THE REQUEST: Exclude the pictures and reproduce the remaining data exactly as written.

COLLECTED MATERIAL:
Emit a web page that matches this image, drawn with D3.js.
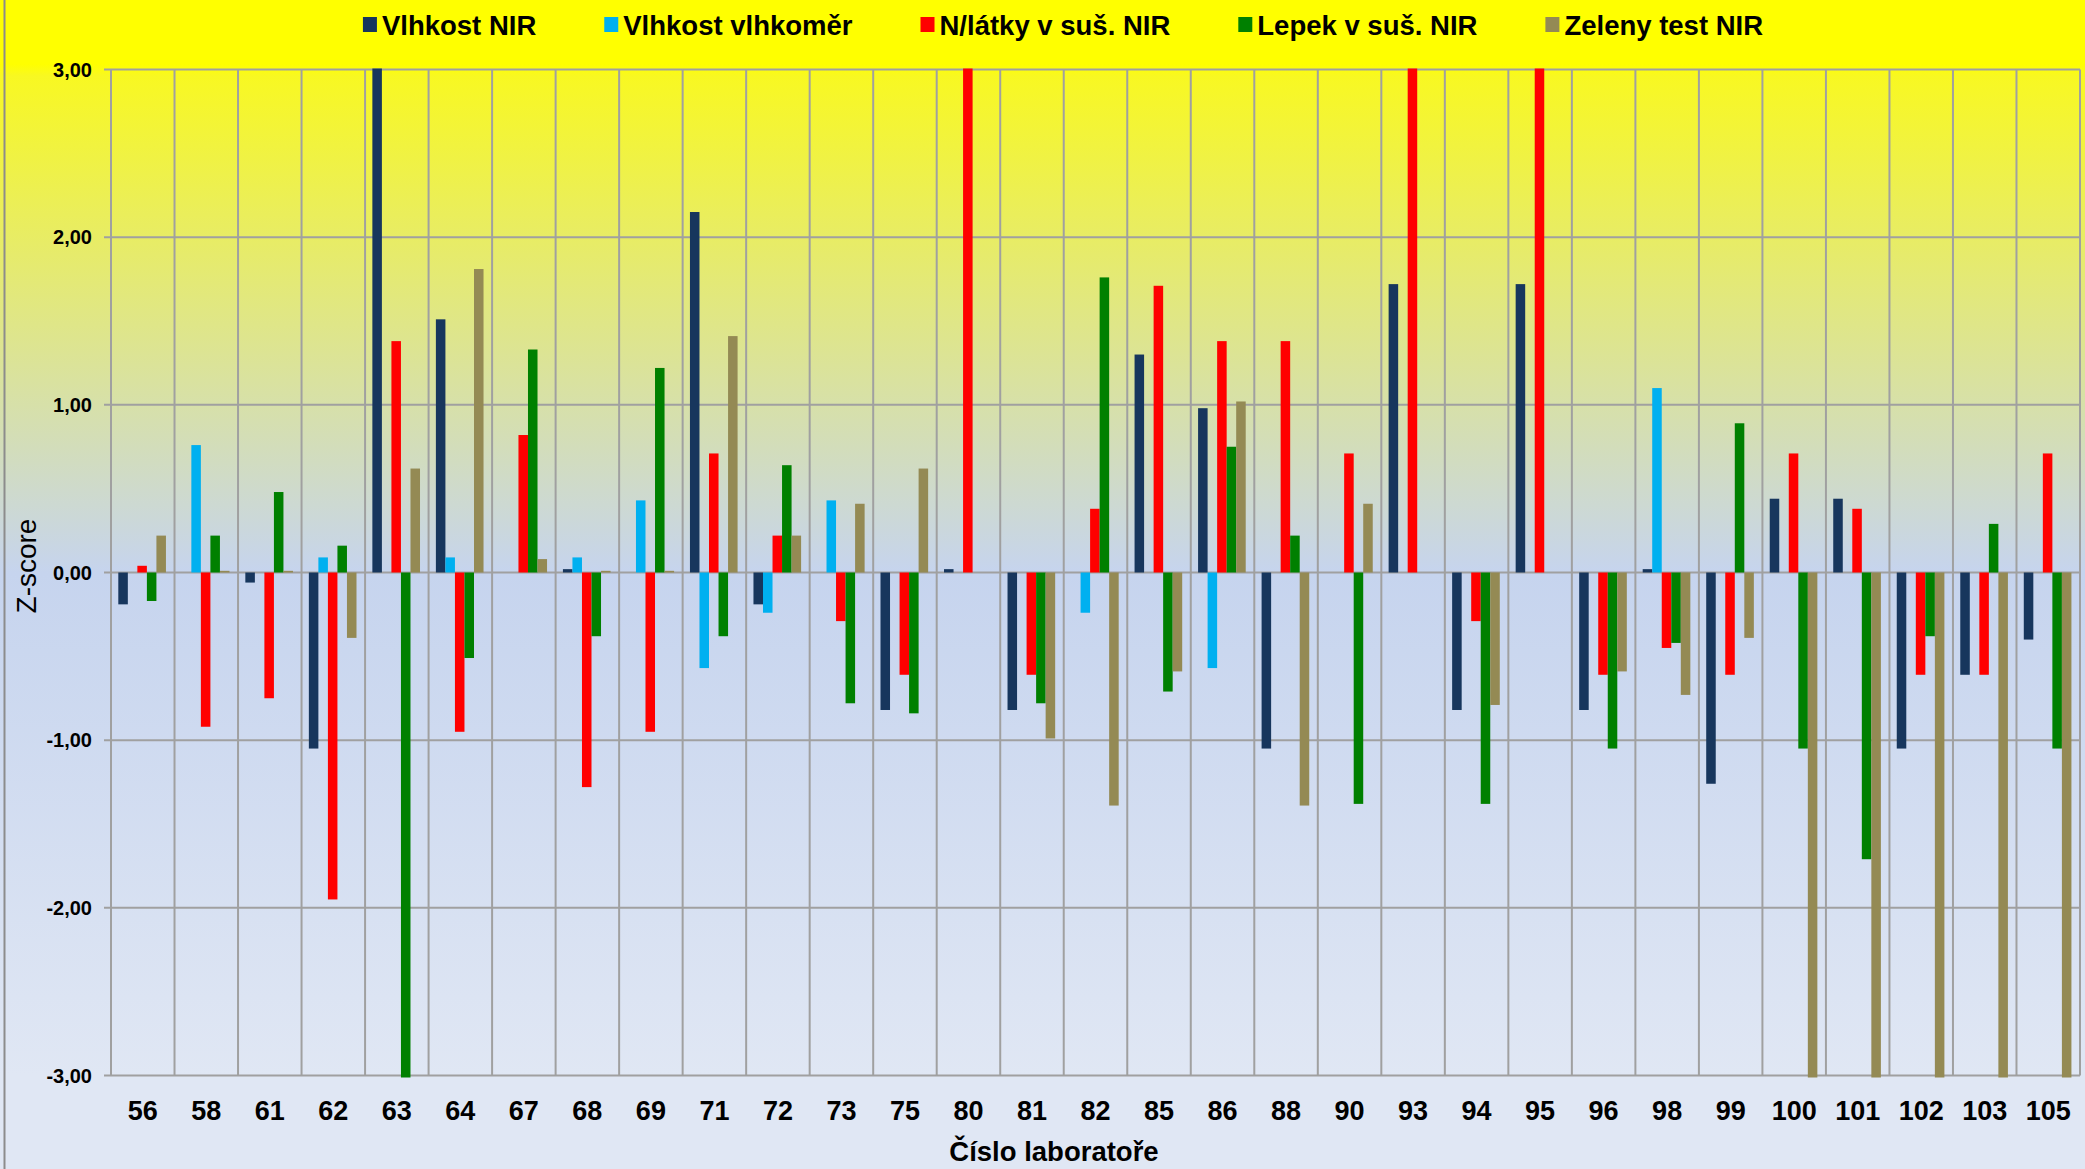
<!DOCTYPE html>
<html>
<head>
<meta charset="utf-8">
<script src="https://cdn.jsdelivr.net/npm/d3@7"></script>
<style>
  body { margin: 0; background: #fff; }
  svg { display: block; font-family: "Liberation Sans", Arial, sans-serif; }
</style>
</head>
<body>
<svg id="chart"></svg>
<script>
// lab numbers on the x axis
const labs = ["56", "58", "61", "62", "63", "64", "67", "68", "69", "71", "72", "73", "75", "80", "81",
  "82", "85", "86", "88", "90", "93", "94", "95", "96", "98", "99", "100", "101", "102", "103", "105"];

const seriesNames = ["Vlhkost NIR", "Vlhkost vlhkoměr", "N/látky v suš. NIR", "Lepek v suš. NIR", "Zeleny test NIR"];
const seriesColors = ["#17365d", "#00b0f0", "#ff0000", "#008000", "#948a54"];

// z-score values per lab (values beyond +-3 are cut off by the plot)
const vlhkostNIR = [-0.19, 0, -0.06, -1.05, 3.5, 1.51, 0, 0.02, 0, 2.15, -0.19, 0, -0.82, 0.02, -0.82,
  0, 1.30, 0.98, -1.05, 0, 1.72, -0.82, 1.72, -0.82, 0.02, -1.26, 0.44, 0.44, -1.05, -0.61, -0.40];
const vlhkostVlhkomer = [0, 0.76, 0, 0.09, 0, 0.09, 0, 0.09, 0.43, -0.57, -0.24, 0.43, 0, 0, 0,
  -0.24, 0, -0.57, 0, 0, 0, 0, 0, 0, 1.10, 0, 0, 0, 0, 0, 0];
const nLatky = [0.04, -0.92, -0.75, -1.95, 1.38, -0.95, 0.82, -1.28, -0.95, 0.71, 0.22, -0.29, -0.61, 3.5, -0.61,
  0.38, 1.71, 1.38, 1.38, 0.71, 3.5, -0.29, 3.5, -0.61, -0.45, -0.61, 0.71, 0.38, -0.61, -0.61, 0.71];
const lepek = [-0.17, 0.22, 0.48, 0.16, -3.5, -0.51, 1.33, -0.38, 1.22, -0.38, 0.64, -0.78, -0.84, 0, -0.78,
  1.76, -0.71, 0.75, 0.22, -1.38, 0, -1.38, 0, -1.05, -0.42, 0.89, -1.05, -1.71, -0.38, 0.29, -1.05];
const zelenyTest = [0.22, 0.01, 0.01, -0.39, 0.62, 1.81, 0.08, 0.01, 0.01, 1.41, 0.22, 0.41, 0.62, 0, -0.99,
  -1.39, -0.59, 1.02, -1.39, 0.41, 0, -0.79, 0, -0.59, -0.73, -0.39, -3.5, -3.5, -3.5, -3.5, -3.5];

const yTicks = [3, 2, 1, 0, -1, -2, -3];

const W = 2085, H = 1169;
const plot = { left: 111, right: 2080, top: 69.5, bottom: 1075.5 };

const svg = d3.select("#chart").attr("width", W).attr("height", H);
const defs = svg.append("defs");

const grad = defs.append("linearGradient")
  .attr("id", "bg").attr("gradientUnits", "userSpaceOnUse")
  .attr("x1", 0).attr("y1", 0).attr("x2", 0).attr("y2", H);
[[0, "#ffff00"], [0.055, "#ffff00"], [0.065, "#f8f822"], [0.49, "#c6d4ee"], [0.92, "#e0e7f4"], [1, "#e0e7f4"]]
  .forEach(([o, c]) => grad.append("stop").attr("offset", o).attr("stop-color", c));

defs.append("clipPath").attr("id", "plotClip").append("rect")
  .attr("x", plot.left).attr("y", plot.top - 1)
  .attr("width", plot.right - plot.left).attr("height", plot.bottom - plot.top + 3);

svg.append("rect").attr("width", W).attr("height", H).attr("fill", "url(#bg)");
svg.append("line").attr("x1", 4.5).attr("x2", 4.5).attr("y1", 0).attr("y2", H)
  .attr("stroke", "#8c8c8c").attr("stroke-width", 2);

const x0 = d3.scaleBand().domain(labs).range([plot.left, plot.right]);
const x1 = d3.scaleBand().domain(seriesNames)
  .range([x0.bandwidth() * 0.115, x0.bandwidth() * 0.865]);
const y = d3.scaleLinear().domain([-3, 3]).range([plot.bottom, plot.top]);

// grid
const grid = svg.append("g").attr("stroke", "#a0a0a0").attr("stroke-width", 2);
grid.selectAll("line.h").data(yTicks).join("line")
  .attr("x1", plot.left - 7).attr("x2", plot.right)
  .attr("y1", d => y(d)).attr("y2", d => y(d));
grid.selectAll("line.v").data(labs.concat(["end"])).join("line")
  .attr("x1", (d, i) => i < labs.length ? x0(d) : plot.right)
  .attr("x2", (d, i) => i < labs.length ? x0(d) : plot.right)
  .attr("y1", plot.top).attr("y2", plot.bottom);

// bars
const allSeries = [vlhkostNIR, vlhkostVlhkomer, nLatky, lepek, zelenyTest];
const rows = [];
labs.forEach((lab, i) => {
  seriesNames.forEach((s, j) => {
    rows.push({ lab, s, v: allSeries[j][i], c: seriesColors[j] });
  });
});

svg.append("g").attr("clip-path", "url(#plotClip)")
  .selectAll("rect").data(rows.filter(d => d.v !== 0)).join("rect")
  .attr("x", d => x0(d.lab) + x1(d.s))
  .attr("width", x1.bandwidth())
  .attr("y", d => y(Math.max(0, d.v)))
  .attr("height", d => Math.abs(y(d.v) - y(0)))
  .attr("fill", d => d.c);

// y axis labels
const fmt = v => v.toFixed(2).replace(".", ",");
svg.append("g").selectAll("text").data(yTicks).join("text")
  .attr("x", 92).attr("y", d => y(d)).attr("dy", "0.36em")
  .attr("text-anchor", "end")
  .attr("font-size", 20).attr("font-weight", "bold").attr("fill", "#000")
  .text(fmt);

// x axis labels
svg.append("g").selectAll("text").data(labs).join("text")
  .attr("x", d => x0(d) + x0.bandwidth() / 2).attr("y", 1120)
  .attr("text-anchor", "middle")
  .attr("font-size", 27).attr("font-weight", "bold").attr("fill", "#000")
  .text(d => d);

svg.append("text").attr("x", 1054).attr("y", 1161)
  .attr("text-anchor", "middle").attr("font-size", 27.5).attr("font-weight", "bold")
  .text("Číslo laboratoře");

svg.append("text")
  .attr("transform", "translate(36,566) rotate(-90)")
  .attr("text-anchor", "middle").attr("font-size", 28)
  .text("Z-score");

// legend
const legend = svg.append("g");
let lx = 0;
seriesNames.forEach((name, i) => {
  const g = legend.append("g").attr("transform", `translate(${lx},0)`);
  g.append("rect").attr("x", 0).attr("y", 17).attr("width", 14).attr("height", 15)
    .attr("fill", seriesColors[i]);
  const t = g.append("text").attr("x", 19).attr("y", 34.5)
    .attr("font-size", 27.5).attr("font-weight", "bold").text(name);
  lx += 19 + t.node().getComputedTextLength() + 68;
});
const legendW = lx - 68;
legend.attr("transform", `translate(${1063 - legendW / 2},0)`);
</script>
</body>
</html>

ANSWER FOR THIS EXERCISE:
Emit a web page that matches this image, drawn with D3.js.
<!DOCTYPE html>
<html>
<head>
<meta charset="utf-8">
<script src="https://cdn.jsdelivr.net/npm/d3@7"></script>
<style>
  body { margin: 0; background: #fff; }
  svg { display: block; font-family: "Liberation Sans", Arial, sans-serif; }
</style>
</head>
<body>
<svg id="chart"></svg>
<script>
// lab numbers on the x axis
const labs = ["56", "58", "61", "62", "63", "64", "67", "68", "69", "71", "72", "73", "75", "80", "81",
  "82", "85", "86", "88", "90", "93", "94", "95", "96", "98", "99", "100", "101", "102", "103", "105"];

const seriesNames = ["Vlhkost NIR", "Vlhkost vlhkoměr", "N/látky v suš. NIR", "Lepek v suš. NIR", "Zeleny test NIR"];
const seriesColors = ["#17365d", "#00b0f0", "#ff0000", "#008000", "#948a54"];

// z-score values per lab (values beyond +-3 are cut off by the plot)
const vlhkostNIR = [-0.19, 0, -0.06, -1.05, 3.5, 1.51, 0, 0.02, 0, 2.15, -0.19, 0, -0.82, 0.02, -0.82,
  0, 1.30, 0.98, -1.05, 0, 1.72, -0.82, 1.72, -0.82, 0.02, -1.26, 0.44, 0.44, -1.05, -0.61, -0.40];
const vlhkostVlhkomer = [0, 0.76, 0, 0.09, 0, 0.09, 0, 0.09, 0.43, -0.57, -0.24, 0.43, 0, 0, 0,
  -0.24, 0, -0.57, 0, 0, 0, 0, 0, 0, 1.10, 0, 0, 0, 0, 0, 0];
const nLatky = [0.04, -0.92, -0.75, -1.95, 1.38, -0.95, 0.82, -1.28, -0.95, 0.71, 0.22, -0.29, -0.61, 3.5, -0.61,
  0.38, 1.71, 1.38, 1.38, 0.71, 3.5, -0.29, 3.5, -0.61, -0.45, -0.61, 0.71, 0.38, -0.61, -0.61, 0.71];
const lepek = [-0.17, 0.22, 0.48, 0.16, -3.5, -0.51, 1.33, -0.38, 1.22, -0.38, 0.64, -0.78, -0.84, 0, -0.78,
  1.76, -0.71, 0.75, 0.22, -1.38, 0, -1.38, 0, -1.05, -0.42, 0.89, -1.05, -1.71, -0.38, 0.29, -1.05];
const zelenyTest = [0.22, 0.01, 0.01, -0.39, 0.62, 1.81, 0.08, 0.01, 0.01, 1.41, 0.22, 0.41, 0.62, 0, -0.99,
  -1.39, -0.59, 1.02, -1.39, 0.41, 0, -0.79, 0, -0.59, -0.73, -0.39, -3.5, -3.5, -3.5, -3.5, -3.5];

const yTicks = [3, 2, 1, 0, -1, -2, -3];

const W = 2085, H = 1169;
const plot = { left: 111, right: 2080, top: 69.5, bottom: 1075.5 };

const svg = d3.select("#chart").attr("width", W).attr("height", H);
const defs = svg.append("defs");

const grad = defs.append("linearGradient")
  .attr("id", "bg").attr("gradientUnits", "userSpaceOnUse")
  .attr("x1", 0).attr("y1", 0).attr("x2", 0).attr("y2", H);
[[0, "#ffff00"], [0.055, "#ffff00"], [0.065, "#f8f822"], [0.49, "#c6d4ee"], [0.92, "#e0e7f4"], [1, "#e0e7f4"]]
  .forEach(([o, c]) => grad.append("stop").attr("offset", o).attr("stop-color", c));

defs.append("clipPath").attr("id", "plotClip").append("rect")
  .attr("x", plot.left).attr("y", plot.top - 1)
  .attr("width", plot.right - plot.left).attr("height", plot.bottom - plot.top + 3);

svg.append("rect").attr("width", W).attr("height", H).attr("fill", "url(#bg)");
svg.append("line").attr("x1", 4.5).attr("x2", 4.5).attr("y1", 0).attr("y2", H)
  .attr("stroke", "#8c8c8c").attr("stroke-width", 2);

const x0 = d3.scaleBand().domain(labs).range([plot.left, plot.right]);
const x1 = d3.scaleBand().domain(seriesNames)
  .range([x0.bandwidth() * 0.115, x0.bandwidth() * 0.865]);
const y = d3.scaleLinear().domain([-3, 3]).range([plot.bottom, plot.top]);

// grid
const grid = svg.append("g").attr("stroke", "#a0a0a0").attr("stroke-width", 2);
grid.selectAll("line.h").data(yTicks).join("line")
  .attr("x1", plot.left - 7).attr("x2", plot.right)
  .attr("y1", d => y(d)).attr("y2", d => y(d));
grid.selectAll("line.v").data(labs.concat(["end"])).join("line")
  .attr("x1", (d, i) => i < labs.length ? x0(d) : plot.right)
  .attr("x2", (d, i) => i < labs.length ? x0(d) : plot.right)
  .attr("y1", plot.top).attr("y2", plot.bottom);

// bars
const allSeries = [vlhkostNIR, vlhkostVlhkomer, nLatky, lepek, zelenyTest];
const rows = [];
labs.forEach((lab, i) => {
  seriesNames.forEach((s, j) => {
    rows.push({ lab, s, v: allSeries[j][i], c: seriesColors[j] });
  });
});

svg.append("g").attr("clip-path", "url(#plotClip)")
  .selectAll("rect").data(rows.filter(d => d.v !== 0)).join("rect")
  .attr("x", d => x0(d.lab) + x1(d.s))
  .attr("width", x1.bandwidth())
  .attr("y", d => y(Math.max(0, d.v)))
  .attr("height", d => Math.abs(y(d.v) - y(0)))
  .attr("fill", d => d.c);

// y axis labels
const fmt = v => v.toFixed(2).replace(".", ",");
svg.append("g").selectAll("text").data(yTicks).join("text")
  .attr("x", 92).attr("y", d => y(d)).attr("dy", "0.36em")
  .attr("text-anchor", "end")
  .attr("font-size", 20).attr("font-weight", "bold").attr("fill", "#000")
  .text(fmt);

// x axis labels
svg.append("g").selectAll("text").data(labs).join("text")
  .attr("x", d => x0(d) + x0.bandwidth() / 2).attr("y", 1120)
  .attr("text-anchor", "middle")
  .attr("font-size", 27).attr("font-weight", "bold").attr("fill", "#000")
  .text(d => d);

svg.append("text").attr("x", 1054).attr("y", 1161)
  .attr("text-anchor", "middle").attr("font-size", 27.5).attr("font-weight", "bold")
  .text("Číslo laboratoře");

svg.append("text")
  .attr("transform", "translate(36,566) rotate(-90)")
  .attr("text-anchor", "middle").attr("font-size", 28)
  .text("Z-score");

// legend
const legend = svg.append("g");
let lx = 0;
seriesNames.forEach((name, i) => {
  const g = legend.append("g").attr("transform", `translate(${lx},0)`);
  g.append("rect").attr("x", 0).attr("y", 17).attr("width", 14).attr("height", 15)
    .attr("fill", seriesColors[i]);
  const t = g.append("text").attr("x", 19).attr("y", 34.5)
    .attr("font-size", 27.5).attr("font-weight", "bold").text(name);
  lx += 19 + t.node().getComputedTextLength() + 68;
});
const legendW = lx - 68;
legend.attr("transform", `translate(${1063 - legendW / 2},0)`);
</script>
</body>
</html>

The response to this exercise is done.